A fellow I know here in Jamestown is getting .4 inches out of the 69 gr SMK. I only get about .7 inches with it. I get just over .3 with the Hornady V-Max and I think that makes a better coyote round anyway. 
I tried the 69 gr when the rifle only had about 50 rounds through it. I still have a couple of boxes and will give them a try again this spring. I keep hearing about 1/4 inch groups so I have not given up yet.


----------



## Savage260 (Oct 21, 2007)

> A fellow I know here in Jamestown is getting .4 inches out of the 69 gr SMK. I only get about .7 inches with it. I get just over .3 with the Hornady V-Max and I think that makes a better coyote round anyway.
> I tried the 69 gr when the rifle only had about 50 rounds through it. I still have a couple of boxes and will give them a try again this spring. I keep hearing about 1/4 inch groups so I have not given up yet.

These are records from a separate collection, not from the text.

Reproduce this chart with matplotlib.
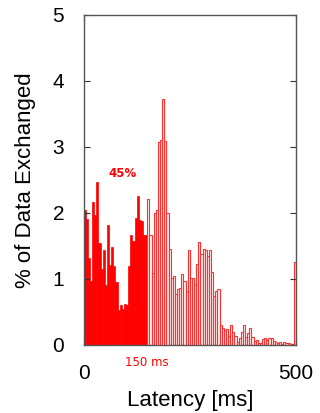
import numpy as np
import matplotlib
matplotlib.use('Agg')
import matplotlib.pyplot as plt

# histogram: 5 ms bins from 0 to 500 ms, % of data exchanged per bin
bin_width = 5
fast_pct = [2.05, 1.9, 1.32, 0.96, 2.17, 1.97, 2.47, 1.54, 1.15, 1.43,
            0.9, 1.82, 1.21, 1.48, 1.19, 0.95, 0.53, 0.6, 0.55, 0.62,
            0.6, 1.2, 1.67, 1.58, 1.92, 2.25, 1.89, 1.87, 1.67, 1.67]
slow_pct = [2.21, 1.67, 1.09, 2.0, 2.05, 3.08, 3.1, 3.72, 3.09, 2.0,
            1.45, 1.01, 1.05, 0.77, 0.84, 0.86, 1.08, 0.97, 0.82, 1.44,
            1.02, 1.01, 0.92, 1.23, 1.56, 1.38, 1.45, 1.44, 1.35, 1.44,
            1.1, 0.74, 0.82, 0.84, 0.3, 0.26, 0.22, 0.24, 0.13, 0.3,
            0.2, 0.14, 0.05, 0.1, 0.2, 0.3, 0.12, 0.18, 0.25, 0.12,
            0.06, 0.08, 0.03, 0.03, 0.09, 0.1, 0.07, 0.1, 0.1, 0.06,
            0.04, 0.03, 0.04, 0.02, 0.05, 0.03, 0.03, 0.02, 0.02, 1.25]
cutoff_ms = 150
fast_share = '45%'

fast_x = np.arange(len(fast_pct)) * bin_width
slow_x = cutoff_ms + np.arange(len(slow_pct)) * bin_width

fig = plt.figure(figsize=(3.2, 4.13), dpi=100)
ax = fig.add_axes([0.261, 0.165, 0.664, 0.799])

ax.bar(fast_x, fast_pct, width=bin_width, align='edge', color='red',
       edgecolor='red', linewidth=0.5)
ax.bar(slow_x, slow_pct, width=bin_width, align='edge', color='#fff0f0',
       edgecolor='#ff3030', linewidth=0.8)

ax.text(92, 2.6, fast_share, color='red', fontsize=8.5, fontweight='bold',
        ha='center', va='center')
ax.text(cutoff_ms, -0.27, '150 ms', color='red', fontsize=8.5,
        ha='center', va='center', clip_on=False)

ax.set_xlim(0, 500)
ax.set_ylim(0, 5)
ax.set_xticks([0, 500])
ax.set_yticks([0, 1, 2, 3, 4, 5])
ax.tick_params(direction='in', top=True, right=True, length=4, width=0.8,
               color='#333333', labelsize=15, pad=14)
for lab in ax.get_xticklabels() + ax.get_yticklabels():
    lab.set_fontfamily('Liberation Sans')
for s in ax.spines.values():
    s.set_color('#555555')
    s.set_linewidth(1)

ax.set_xlabel('Latency [ms]', fontsize=16, family='Liberation Sans', labelpad=5)
ax.set_ylabel('% of Data Exchanged', fontsize=16, family='Liberation Sans', labelpad=12)

fig.savefig('out.png', dpi=100)
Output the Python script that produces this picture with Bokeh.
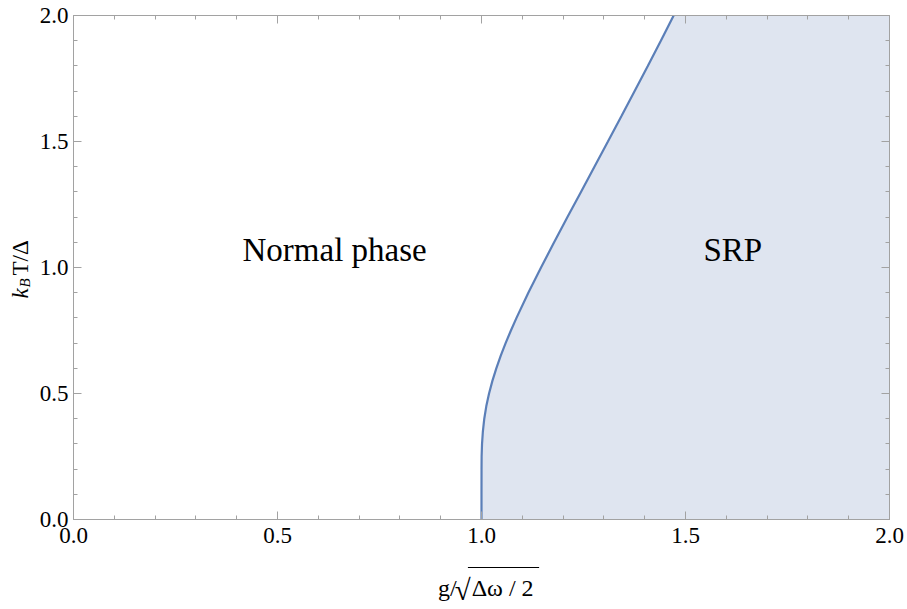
import numpy as np
from bokeh.plotting import figure
from bokeh.layouts import row, column
from bokeh.models import (Range1d, LinearAxis, SingleIntervalTicker, Label,
                          PrintfTickFormatter, CustomJSTickFormatter)
from bokeh.core.properties import value
from bokeh.embed import file_html
from bokeh.resources import INLINE

# ---- data ----
# temperature k_B T / Delta (y) and critical coupling g / sqrt(Delta*omega/2) (x)
temperature = [0.0, 0.1, 0.2, 0.25, 0.3, 0.35, 0.4, 0.45, 0.5, 0.55, 0.6, 0.65,
               0.7, 0.75, 0.8, 0.9, 1.0, 1.1, 1.2, 1.3, 1.4, 1.5, 1.6, 1.7,
               1.8, 1.9, 2.0]
coupling = [1.0, 1.0, 1.0001, 1.0003, 1.0013, 1.0034, 1.0068, 1.0118, 1.0185,
            1.0267, 1.0363, 1.0472, 1.0591, 1.0721, 1.0858, 1.1148, 1.1459,
            1.1780, 1.2107, 1.2438, 1.2768, 1.3099, 1.3428, 1.3754, 1.4076,
            1.4396, 1.4710]
x_right_edge = 2.0
x_ticks_interval = 0.5
y_ticks_interval = 0.5
region_labels = ["Normal phase", "SRP"]

FONT = "Liberation Serif"
GREY = "#a2a2a2"
LINE = "#5b7fb8"
FILL = "#dfe5f0"

LEFT_W = 36       # width of the strip holding the y-axis title
MAIN_H = 560      # height of the main plot panel
W, H = 907, 609


def blank(width, height):
    f = figure(width=width, height=height, output_backend="svg",
               toolbar_location=None, x_range=Range1d(0, width),
               y_range=Range1d(0, height), x_axis_location=None,
               y_axis_location=None, min_border=0)
    f.outline_line_color = None
    f.xgrid.visible = False
    f.ygrid.visible = False
    f.background_fill_color = "white"
    f.border_fill_color = "white"
    return f


# ---------------- main plot ----------------
p = figure(width=W - LEFT_W, height=MAIN_H, output_backend="svg",
           toolbar_location=None,
           x_range=Range1d(0, 2), y_range=Range1d(0, 2),
           x_axis_location=None, y_axis_location=None,
           min_border_left=72 - LEFT_W, min_border_right=18, min_border_top=15,
           min_border_bottom=MAIN_H - 519)
p.outline_line_color = None
p.xgrid.visible = False
p.ygrid.visible = False
p.background_fill_color = "white"
p.border_fill_color = "white"

# filled super-radiant region
p.harea(x1=coupling, x2=[x_right_edge] * len(coupling), y=temperature,
        fill_color=FILL, fill_alpha=1.0)
p.line(coupling, temperature, line_color=LINE, line_width=2.2)


def make_axis(interval, show_labels):
    ax = LinearAxis(ticker=SingleIntervalTicker(interval=interval, num_minor_ticks=5))
    ax.axis_line_color = GREY
    ax.major_tick_line_color = GREY
    ax.minor_tick_line_color = GREY
    ax.major_tick_in = 8
    ax.major_tick_out = 0
    ax.minor_tick_in = 4
    ax.minor_tick_out = 0
    if show_labels:
        ax.formatter = PrintfTickFormatter(format="%.1f")
        ax.major_label_text_font = FONT
        ax.major_label_text_font_size = "23px"
        ax.major_label_text_color = "black"
    else:
        ax.formatter = CustomJSTickFormatter(code="return ''")
        ax.major_label_standoff = 0
    return ax


bx = make_axis(x_ticks_interval, True)
bx.major_label_standoff = 8
ly = make_axis(y_ticks_interval, True)
ly.major_label_standoff = 5
tx = make_axis(x_ticks_interval, False)
ry = make_axis(y_ticks_interval, False)
p.add_layout(bx, "below")
p.add_layout(ly, "left")
p.add_layout(tx, "above")
p.add_layout(ry, "right")

# region labels
p.add_layout(Label(x=0.64, y=1.07, text=region_labels[0], text_font=FONT,
                   text_font_size="33px", text_align="center",
                   text_baseline="middle", text_color="black"))
p.add_layout(Label(x=1.616, y=1.07, text=region_labels[1], text_font=FONT,
                   text_font_size="33px", text_align="center",
                   text_baseline="middle", text_color="black"))

# ---------------- y-axis title strip (pixel coordinates) ----------------
yl = blank(LEFT_W, H)
ang = np.pi / 2
yl.text(x=[20], y=[H - 298], text=["k"], angle=ang, text_font=value(FONT),
        text_font_style="italic", text_font_size="23px", text_align="left",
        text_baseline="alphabetic", text_color="black")
yl.text(x=[24], y=[H - 287], text=["B"], angle=ang, text_font=value(FONT),
        text_font_style="italic", text_font_size="15px", text_align="left",
        text_baseline="alphabetic", text_color="black")
yl.text(x=[20], y=[H - 275], text=["T/Δ"], angle=ang, text_font=value(FONT),
        text_font_size="23px", text_align="left", text_baseline="alphabetic",
        text_color="black")

# ---------------- x-axis title strip (pixel coordinates) ----------------
XH = H - MAIN_H
xl = blank(W - LEFT_W, XH)
xl.text(x=[425 - LEFT_W], y=[H - 587], text=["g/"], text_font=value(FONT),
        text_font_size="24px", text_align="left", text_baseline="alphabetic",
        text_color="black")
xl.text(x=[443 - LEFT_W], y=[H - 589], text=["√"], text_font=value(FONT),
        text_font_size="29px", text_align="left", text_baseline="alphabetic",
        text_color="black")
xl.text(x=[461 - LEFT_W], y=[H - 587], text=["Δω / 2"], text_font=value(FONT),
        text_font_size="24px", text_align="left", text_baseline="alphabetic",
        text_color="black")
xl.line(x=[457 - LEFT_W, 533 - LEFT_W], y=[H - 567, H - 567],
        line_color="black", line_width=1.2)

layout = row(yl, column(p, xl))
open("out.html", "w").write(file_html(layout, INLINE))
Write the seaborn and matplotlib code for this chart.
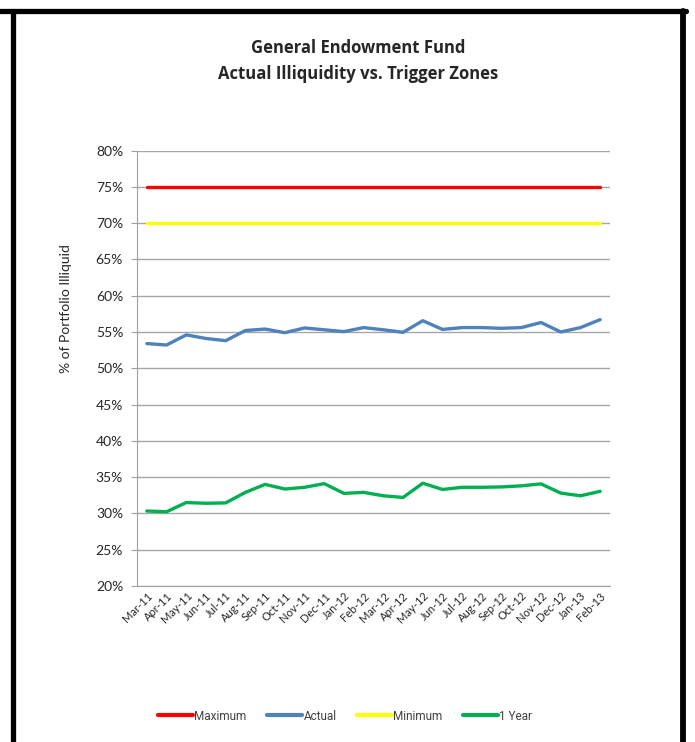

Plainsman, thanks for the reply!!! WOW, that is probably much better than I can shoot. Maybe when I get a new trigger, and buttstock. What are you load specs on the V-max, or is it factory? I have not had great luck so far, but have only tried the HSM 50 and 55 v max and the fiocchi 40gr v max. I think after a few more rounds things will get better. I have fired a total of 15 rounds through the rifle as of today.


----------



## imajeep (Jan 21, 2007)

im going back to LL BEAN this weekend, ill be taking it with me

they have a lifetime satisfaction guarantee anyways,

any reccomendations for what i should purchase instead?


----------



## bryan_huber (Aug 3, 2008)

if you want to shoot heavier bullets why not just get a 243 in the first place? my 1 in 8 tikka shoots 36gr varmint grenades just fine id imagine your 1 in 12 could handle heavier bullets.


----------



## Plainsman (Jul 30, 2003)

lait, PM to you in a moment.


----------